** REQUIRED WORK **
Say how many lines contain the word "this" and give no other text.

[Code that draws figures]
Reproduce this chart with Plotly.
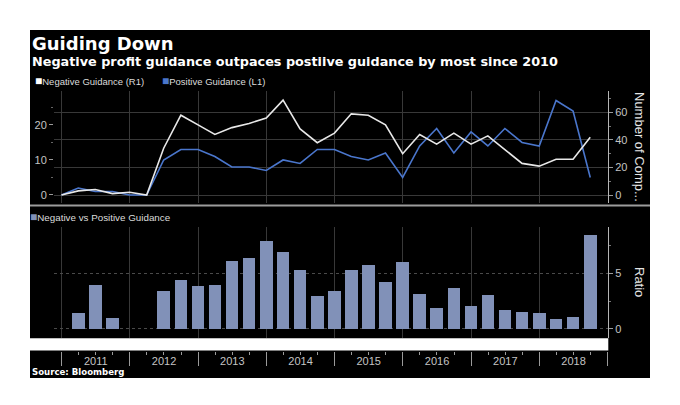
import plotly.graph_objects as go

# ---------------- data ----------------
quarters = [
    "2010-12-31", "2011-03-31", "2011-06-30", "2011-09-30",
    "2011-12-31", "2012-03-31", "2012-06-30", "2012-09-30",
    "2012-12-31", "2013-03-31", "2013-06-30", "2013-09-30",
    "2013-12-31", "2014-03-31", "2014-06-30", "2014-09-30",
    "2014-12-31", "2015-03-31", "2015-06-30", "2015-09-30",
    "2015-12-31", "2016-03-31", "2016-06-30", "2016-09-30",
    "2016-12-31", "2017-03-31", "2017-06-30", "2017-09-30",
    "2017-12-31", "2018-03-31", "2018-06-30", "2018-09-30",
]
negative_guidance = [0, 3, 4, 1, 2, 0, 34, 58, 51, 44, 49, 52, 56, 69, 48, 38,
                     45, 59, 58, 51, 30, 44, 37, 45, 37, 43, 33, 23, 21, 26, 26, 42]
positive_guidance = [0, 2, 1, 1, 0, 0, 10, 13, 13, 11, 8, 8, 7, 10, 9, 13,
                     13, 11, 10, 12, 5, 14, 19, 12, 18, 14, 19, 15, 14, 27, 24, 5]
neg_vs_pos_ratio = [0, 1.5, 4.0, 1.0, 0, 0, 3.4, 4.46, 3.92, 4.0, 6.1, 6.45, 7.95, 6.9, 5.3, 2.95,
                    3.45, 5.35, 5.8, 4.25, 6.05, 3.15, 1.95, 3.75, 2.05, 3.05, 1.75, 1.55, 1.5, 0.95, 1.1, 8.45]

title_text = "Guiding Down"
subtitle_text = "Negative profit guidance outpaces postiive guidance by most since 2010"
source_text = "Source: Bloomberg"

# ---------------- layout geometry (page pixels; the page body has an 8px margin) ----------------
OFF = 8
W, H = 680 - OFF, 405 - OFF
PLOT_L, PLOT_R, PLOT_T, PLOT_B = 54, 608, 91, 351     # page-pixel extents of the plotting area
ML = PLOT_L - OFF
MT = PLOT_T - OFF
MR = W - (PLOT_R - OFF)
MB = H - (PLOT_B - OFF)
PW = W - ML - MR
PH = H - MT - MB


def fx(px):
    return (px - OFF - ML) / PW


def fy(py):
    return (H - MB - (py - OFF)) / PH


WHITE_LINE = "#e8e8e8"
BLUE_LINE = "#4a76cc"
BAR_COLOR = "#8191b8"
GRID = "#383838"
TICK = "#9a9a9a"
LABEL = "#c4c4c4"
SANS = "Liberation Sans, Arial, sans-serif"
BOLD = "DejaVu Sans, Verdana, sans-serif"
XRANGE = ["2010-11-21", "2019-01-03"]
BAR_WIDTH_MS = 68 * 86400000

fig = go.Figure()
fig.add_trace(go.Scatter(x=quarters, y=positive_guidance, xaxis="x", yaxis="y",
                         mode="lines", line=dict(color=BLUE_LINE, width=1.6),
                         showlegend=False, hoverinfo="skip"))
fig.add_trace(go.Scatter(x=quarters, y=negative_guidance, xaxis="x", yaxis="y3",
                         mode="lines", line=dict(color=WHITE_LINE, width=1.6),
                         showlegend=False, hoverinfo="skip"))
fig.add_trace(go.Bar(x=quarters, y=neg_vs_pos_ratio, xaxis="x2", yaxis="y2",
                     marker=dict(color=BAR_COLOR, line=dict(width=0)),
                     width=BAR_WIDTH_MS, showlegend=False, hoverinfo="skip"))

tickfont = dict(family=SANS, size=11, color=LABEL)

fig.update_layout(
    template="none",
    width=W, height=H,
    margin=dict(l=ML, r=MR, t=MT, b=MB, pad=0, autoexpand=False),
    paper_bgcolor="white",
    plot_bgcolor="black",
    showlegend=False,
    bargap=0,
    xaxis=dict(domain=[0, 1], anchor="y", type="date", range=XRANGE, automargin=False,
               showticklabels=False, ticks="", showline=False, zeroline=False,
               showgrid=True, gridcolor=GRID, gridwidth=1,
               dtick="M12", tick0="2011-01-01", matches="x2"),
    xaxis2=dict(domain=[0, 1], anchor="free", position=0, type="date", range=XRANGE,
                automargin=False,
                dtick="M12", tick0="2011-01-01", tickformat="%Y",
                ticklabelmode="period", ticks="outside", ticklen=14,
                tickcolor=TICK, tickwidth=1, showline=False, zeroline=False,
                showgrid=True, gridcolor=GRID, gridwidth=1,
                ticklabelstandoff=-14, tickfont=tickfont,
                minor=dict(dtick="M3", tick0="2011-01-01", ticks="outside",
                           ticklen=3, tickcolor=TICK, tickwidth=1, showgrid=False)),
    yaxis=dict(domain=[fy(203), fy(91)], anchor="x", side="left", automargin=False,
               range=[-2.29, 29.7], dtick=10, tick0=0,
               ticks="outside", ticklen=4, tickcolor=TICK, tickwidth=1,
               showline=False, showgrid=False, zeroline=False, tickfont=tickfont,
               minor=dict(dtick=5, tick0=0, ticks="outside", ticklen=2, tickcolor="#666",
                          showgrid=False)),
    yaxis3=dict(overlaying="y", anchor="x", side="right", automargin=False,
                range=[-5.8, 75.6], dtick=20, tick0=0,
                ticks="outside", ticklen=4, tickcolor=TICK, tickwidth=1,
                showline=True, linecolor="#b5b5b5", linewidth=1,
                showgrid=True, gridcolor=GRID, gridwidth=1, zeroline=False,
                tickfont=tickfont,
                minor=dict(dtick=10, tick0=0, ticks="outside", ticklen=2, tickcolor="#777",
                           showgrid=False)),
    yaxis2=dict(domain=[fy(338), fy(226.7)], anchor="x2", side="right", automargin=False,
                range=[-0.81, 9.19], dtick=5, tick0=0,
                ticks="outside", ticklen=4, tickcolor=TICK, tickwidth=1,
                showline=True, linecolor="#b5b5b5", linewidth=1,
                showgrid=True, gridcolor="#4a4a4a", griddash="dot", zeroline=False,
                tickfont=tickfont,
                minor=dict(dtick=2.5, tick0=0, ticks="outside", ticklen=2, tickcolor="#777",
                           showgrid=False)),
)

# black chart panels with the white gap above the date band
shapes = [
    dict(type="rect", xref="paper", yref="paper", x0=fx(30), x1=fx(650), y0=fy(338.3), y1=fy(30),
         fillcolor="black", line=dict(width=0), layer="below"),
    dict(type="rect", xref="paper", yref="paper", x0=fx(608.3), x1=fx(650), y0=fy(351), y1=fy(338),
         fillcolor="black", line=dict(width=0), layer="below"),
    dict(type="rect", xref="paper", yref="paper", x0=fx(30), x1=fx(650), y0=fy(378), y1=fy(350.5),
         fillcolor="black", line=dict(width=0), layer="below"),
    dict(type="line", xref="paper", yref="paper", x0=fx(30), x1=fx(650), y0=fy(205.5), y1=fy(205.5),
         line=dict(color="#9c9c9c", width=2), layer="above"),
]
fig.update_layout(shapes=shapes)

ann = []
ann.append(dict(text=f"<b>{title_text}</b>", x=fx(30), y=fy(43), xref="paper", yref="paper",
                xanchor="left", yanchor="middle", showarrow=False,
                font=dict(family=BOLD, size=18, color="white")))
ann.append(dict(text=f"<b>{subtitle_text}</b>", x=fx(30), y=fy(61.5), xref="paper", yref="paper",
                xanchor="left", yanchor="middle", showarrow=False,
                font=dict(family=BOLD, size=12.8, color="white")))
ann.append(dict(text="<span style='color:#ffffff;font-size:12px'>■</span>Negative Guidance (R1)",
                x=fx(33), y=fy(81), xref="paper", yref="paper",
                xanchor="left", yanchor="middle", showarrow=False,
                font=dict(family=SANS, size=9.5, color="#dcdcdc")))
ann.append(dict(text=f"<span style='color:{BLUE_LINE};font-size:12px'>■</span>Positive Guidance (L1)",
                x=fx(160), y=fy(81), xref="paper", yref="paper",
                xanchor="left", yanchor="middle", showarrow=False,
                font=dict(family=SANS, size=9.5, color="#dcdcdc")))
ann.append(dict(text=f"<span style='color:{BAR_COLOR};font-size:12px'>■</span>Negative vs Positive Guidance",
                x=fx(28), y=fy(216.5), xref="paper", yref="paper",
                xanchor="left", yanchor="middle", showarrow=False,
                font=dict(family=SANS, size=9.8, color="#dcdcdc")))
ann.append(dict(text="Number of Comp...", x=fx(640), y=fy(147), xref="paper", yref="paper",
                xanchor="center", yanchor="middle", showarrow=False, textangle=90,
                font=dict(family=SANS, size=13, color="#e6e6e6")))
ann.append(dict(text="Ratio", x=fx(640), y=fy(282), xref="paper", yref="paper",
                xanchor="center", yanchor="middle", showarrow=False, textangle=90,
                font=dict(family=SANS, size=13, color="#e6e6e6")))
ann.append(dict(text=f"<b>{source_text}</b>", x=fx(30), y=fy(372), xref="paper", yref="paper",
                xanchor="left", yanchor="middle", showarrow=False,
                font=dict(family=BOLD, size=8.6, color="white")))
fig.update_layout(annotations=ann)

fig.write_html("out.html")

...

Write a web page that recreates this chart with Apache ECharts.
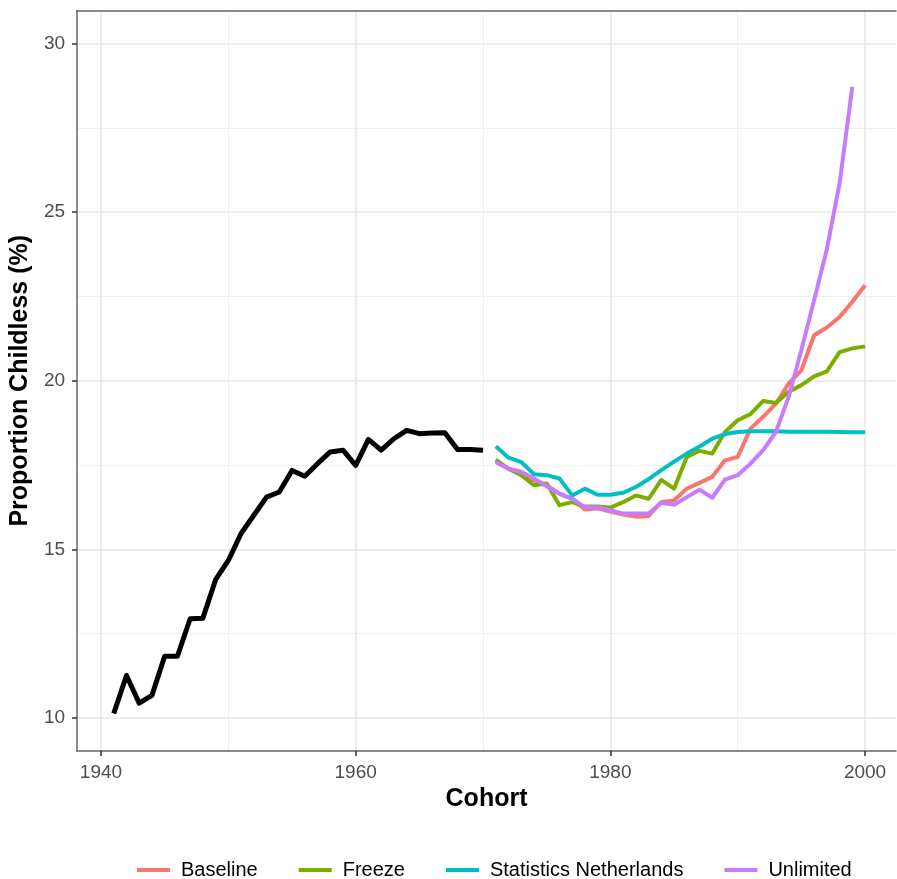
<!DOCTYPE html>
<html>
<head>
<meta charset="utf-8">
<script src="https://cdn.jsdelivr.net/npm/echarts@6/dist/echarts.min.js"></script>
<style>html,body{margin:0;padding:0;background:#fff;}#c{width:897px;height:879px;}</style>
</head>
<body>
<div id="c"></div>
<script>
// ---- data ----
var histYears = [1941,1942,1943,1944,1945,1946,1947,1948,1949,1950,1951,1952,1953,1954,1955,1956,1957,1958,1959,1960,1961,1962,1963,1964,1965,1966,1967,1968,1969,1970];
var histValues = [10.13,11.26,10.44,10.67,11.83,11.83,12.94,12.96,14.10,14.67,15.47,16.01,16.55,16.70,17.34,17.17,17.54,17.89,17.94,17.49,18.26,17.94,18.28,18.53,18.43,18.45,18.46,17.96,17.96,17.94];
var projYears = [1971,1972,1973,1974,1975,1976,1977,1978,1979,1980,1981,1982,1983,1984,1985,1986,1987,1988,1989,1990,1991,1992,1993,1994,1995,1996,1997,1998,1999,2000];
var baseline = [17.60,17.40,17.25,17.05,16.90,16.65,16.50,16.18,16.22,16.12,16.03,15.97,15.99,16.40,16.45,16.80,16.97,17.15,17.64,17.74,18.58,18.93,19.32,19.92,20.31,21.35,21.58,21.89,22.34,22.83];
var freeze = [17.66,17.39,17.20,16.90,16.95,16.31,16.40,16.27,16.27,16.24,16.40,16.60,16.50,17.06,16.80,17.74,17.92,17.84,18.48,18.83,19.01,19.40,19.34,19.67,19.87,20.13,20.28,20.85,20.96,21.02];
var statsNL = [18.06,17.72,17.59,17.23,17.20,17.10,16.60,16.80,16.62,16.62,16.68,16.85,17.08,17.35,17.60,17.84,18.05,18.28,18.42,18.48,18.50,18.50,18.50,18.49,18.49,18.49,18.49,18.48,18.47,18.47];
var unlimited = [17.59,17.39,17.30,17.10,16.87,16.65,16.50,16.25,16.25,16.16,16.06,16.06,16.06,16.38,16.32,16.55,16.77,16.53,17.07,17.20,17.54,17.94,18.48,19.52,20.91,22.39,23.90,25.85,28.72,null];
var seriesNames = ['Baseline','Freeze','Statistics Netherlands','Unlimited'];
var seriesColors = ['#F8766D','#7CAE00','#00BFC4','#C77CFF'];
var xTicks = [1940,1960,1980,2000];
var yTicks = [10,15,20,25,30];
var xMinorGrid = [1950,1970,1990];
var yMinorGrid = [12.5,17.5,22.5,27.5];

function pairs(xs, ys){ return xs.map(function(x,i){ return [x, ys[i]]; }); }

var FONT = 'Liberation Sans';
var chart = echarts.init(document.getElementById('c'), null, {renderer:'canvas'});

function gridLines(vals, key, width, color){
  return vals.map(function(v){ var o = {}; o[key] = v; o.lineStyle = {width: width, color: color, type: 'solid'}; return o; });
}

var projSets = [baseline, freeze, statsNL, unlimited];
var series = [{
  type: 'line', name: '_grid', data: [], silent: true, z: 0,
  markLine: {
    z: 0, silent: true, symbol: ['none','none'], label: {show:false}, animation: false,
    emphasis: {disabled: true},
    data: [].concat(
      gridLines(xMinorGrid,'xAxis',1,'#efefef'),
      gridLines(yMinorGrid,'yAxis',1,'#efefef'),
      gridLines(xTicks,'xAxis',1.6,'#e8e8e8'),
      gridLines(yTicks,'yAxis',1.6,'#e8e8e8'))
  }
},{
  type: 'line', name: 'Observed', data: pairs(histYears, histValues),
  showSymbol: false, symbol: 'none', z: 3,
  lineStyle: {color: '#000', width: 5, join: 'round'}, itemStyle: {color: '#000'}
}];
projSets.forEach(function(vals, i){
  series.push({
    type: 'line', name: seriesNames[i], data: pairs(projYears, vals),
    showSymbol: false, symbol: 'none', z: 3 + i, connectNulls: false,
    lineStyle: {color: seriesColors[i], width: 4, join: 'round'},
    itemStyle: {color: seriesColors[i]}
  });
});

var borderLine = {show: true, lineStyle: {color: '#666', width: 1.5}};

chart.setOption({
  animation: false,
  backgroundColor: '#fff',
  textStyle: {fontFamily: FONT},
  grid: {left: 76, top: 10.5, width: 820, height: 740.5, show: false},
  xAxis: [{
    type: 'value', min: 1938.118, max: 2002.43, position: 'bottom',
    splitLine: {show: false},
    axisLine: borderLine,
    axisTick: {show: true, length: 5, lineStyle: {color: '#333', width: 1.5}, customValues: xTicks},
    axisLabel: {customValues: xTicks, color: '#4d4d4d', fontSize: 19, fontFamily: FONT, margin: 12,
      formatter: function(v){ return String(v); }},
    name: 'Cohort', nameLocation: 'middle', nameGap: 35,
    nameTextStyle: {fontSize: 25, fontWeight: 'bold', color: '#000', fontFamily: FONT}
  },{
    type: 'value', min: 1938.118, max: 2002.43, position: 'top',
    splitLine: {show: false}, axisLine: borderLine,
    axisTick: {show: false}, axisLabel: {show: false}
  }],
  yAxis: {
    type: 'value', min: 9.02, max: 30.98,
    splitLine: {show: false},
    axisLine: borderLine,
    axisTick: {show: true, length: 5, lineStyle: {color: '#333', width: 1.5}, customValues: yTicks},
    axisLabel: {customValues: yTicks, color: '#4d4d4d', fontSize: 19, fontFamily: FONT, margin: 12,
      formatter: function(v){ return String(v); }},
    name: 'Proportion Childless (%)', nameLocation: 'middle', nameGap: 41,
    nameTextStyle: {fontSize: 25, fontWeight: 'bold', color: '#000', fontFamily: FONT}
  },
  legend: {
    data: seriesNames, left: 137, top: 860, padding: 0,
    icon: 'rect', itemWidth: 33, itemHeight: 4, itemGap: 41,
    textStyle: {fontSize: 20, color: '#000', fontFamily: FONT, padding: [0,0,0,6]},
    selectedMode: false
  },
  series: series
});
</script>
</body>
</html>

** ANSWER TO THE TASK **
2